▶ **The exercise**:
Without including the pictures, copy out every line below.

▶ **Provided data**:
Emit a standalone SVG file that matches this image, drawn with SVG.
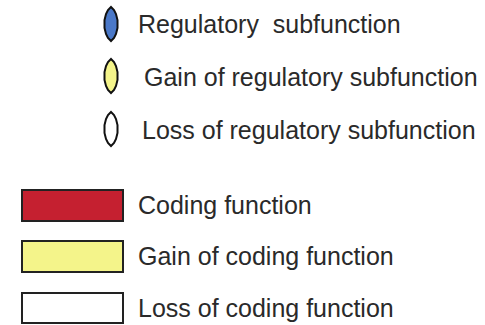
<svg xmlns="http://www.w3.org/2000/svg" width="485" height="325" viewBox="0 0 485 325">
<style>
text{font-family:"Liberation Sans",Arial,sans-serif;font-size:25px;fill:#2a2a2a;white-space:pre}
.o{stroke:#111;stroke-width:2}
.r{stroke:#222;stroke-width:2}
</style>
<defs>
<path id="oval" d="M0,-17 L3,-14 L5,-10 L6.5,-4 L6.5,4 L5,10 L3,14 L0,17 L-3,14 L-5,10 L-6.5,4 L-6.5,-4 L-5,-10 L-3,-14 Z"/>
</defs>
<rect width="485" height="325" fill="#fff"/>
<g id="leg-reg"><use href="#oval" x="111" y="24" class="o" fill="#4a78c8"/><text x="138" y="33" xml:space="preserve">Regulatory  subfunction</text></g>
<g id="leg-gain-reg"><use href="#oval" x="111" y="76" class="o" fill="#f4f48a"/><text x="144" y="86">Gain of regulatory subfunction</text></g>
<g id="leg-loss-reg"><use href="#oval" x="111" y="129" class="o" fill="#fff"/><text x="142" y="139">Loss of regulatory subfunction</text></g>
<g id="leg-coding"><rect x="22" y="190" width="101" height="31" class="r" fill="#c52030"/><text x="138" y="214">Coding function</text></g>
<g id="leg-gain-coding"><rect x="22" y="241" width="101" height="31" class="r" fill="#f4f48a"/><text x="138" y="265">Gain of coding function</text></g>
<g id="leg-loss-coding"><rect x="22" y="293" width="101" height="30" class="r" fill="#fff"/><text x="138" y="317">Loss of coding function</text></g>
</svg>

▶ **Written solution**:
Emit a standalone SVG file that matches this image, drawn with SVG.
<svg xmlns="http://www.w3.org/2000/svg" width="485" height="325" viewBox="0 0 485 325">
<style>
text{font-family:"Liberation Sans",Arial,sans-serif;font-size:25px;fill:#2a2a2a;white-space:pre}
.o{stroke:#111;stroke-width:2}
.r{stroke:#222;stroke-width:2}
</style>
<defs>
<path id="oval" d="M0,-17 L3,-14 L5,-10 L6.5,-4 L6.5,4 L5,10 L3,14 L0,17 L-3,14 L-5,10 L-6.5,4 L-6.5,-4 L-5,-10 L-3,-14 Z"/>
</defs>
<rect width="485" height="325" fill="#fff"/>
<g id="leg-reg"><use href="#oval" x="111" y="24" class="o" fill="#4a78c8"/><text x="138" y="33" xml:space="preserve">Regulatory  subfunction</text></g>
<g id="leg-gain-reg"><use href="#oval" x="111" y="76" class="o" fill="#f4f48a"/><text x="144" y="86">Gain of regulatory subfunction</text></g>
<g id="leg-loss-reg"><use href="#oval" x="111" y="129" class="o" fill="#fff"/><text x="142" y="139">Loss of regulatory subfunction</text></g>
<g id="leg-coding"><rect x="22" y="190" width="101" height="31" class="r" fill="#c52030"/><text x="138" y="214">Coding function</text></g>
<g id="leg-gain-coding"><rect x="22" y="241" width="101" height="31" class="r" fill="#f4f48a"/><text x="138" y="265">Gain of coding function</text></g>
<g id="leg-loss-coding"><rect x="22" y="293" width="101" height="30" class="r" fill="#fff"/><text x="138" y="317">Loss of coding function</text></g>
</svg>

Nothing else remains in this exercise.